Fashion is another great example. A UK online market worth over £60 billion annually, according to Statista, women drive the majority of purchasing decisions yet the infrastructure supporting those decisions remains fragmented, opaque and commercially skewed. Search engines like Google prioritise paid placements and their algorithms learn purchasing patterns but not context. That's incredibly important when selling clothes to women, something deeply personal and often emotional. Especially when you're 48 and those jeans no longer fit. In fact, did they ever? Unsurprising, given fashion sizing hasn't meaningfully modernised since the post-war era. Sob.
In simple terms, when you've had to fight your way through a system, you see its flaws more clearly. You see who benefits and who gets overlooked. That's why female founders are less likely to copy models that were never built with them in mind.

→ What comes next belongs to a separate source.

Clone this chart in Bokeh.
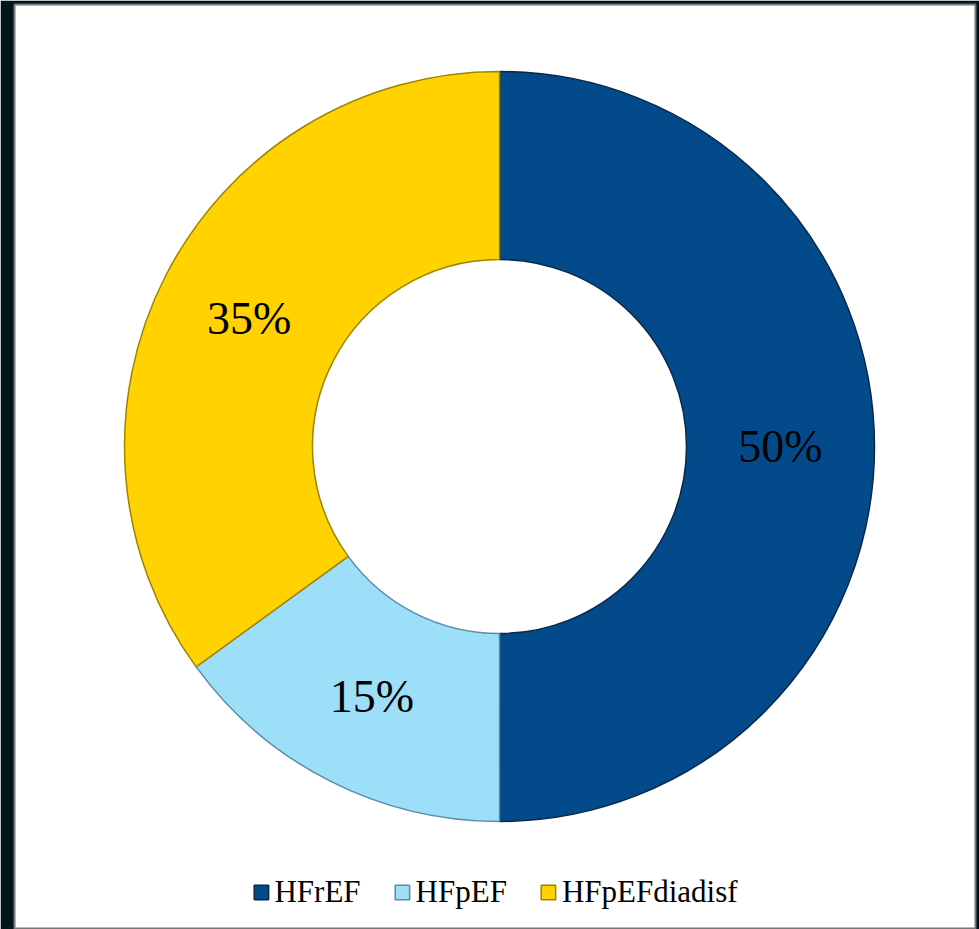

There is also a hard economic case for paying attention. Boardwave recently estimated that up to £310 billion could be added to the UK economy if women started and scaled businesses at the same rate as men. Closing the funding gap is a material opportunity.
Yet while policy discussions continue and investment committees debate incremental change, female founders are not pausing. We are refining product-market fit, hiring cautiously and firing carefully and negotiating contracts, fixing bugs, chasing invoices and recalibrating forecasts. We are building through what can only be described, inelegantly but accurately, as a whole heap of bullshit.
This 'advantage' we've been given (forced into) has created something strangely special. The businesses forged under constraint are rarely fragile. Women entrepreneurs are stress-tested early on, disciplined with capital and we understand our customers intimately because we often ARE our customers. Female founders rarely crumble at the first market wobble because we have never operated in ideal conditions.
It is entirely reasonable to be frustrated by the pace of change and it's rational to question why adaptation so often falls to those excluded in the first place. But it is also undeniable that a generation of female founders is raising the bar precisely because they had to.
We are not waiting for the path to be cleared. Instead, we are clearing it by walking it. Wit helps. Grit is non-negotiable. And the bullshit may not disappear any time soon but what is being built in spite of it, and sometimes because of it, is durable. It's disciplined. And increasingly, it's setting the standard.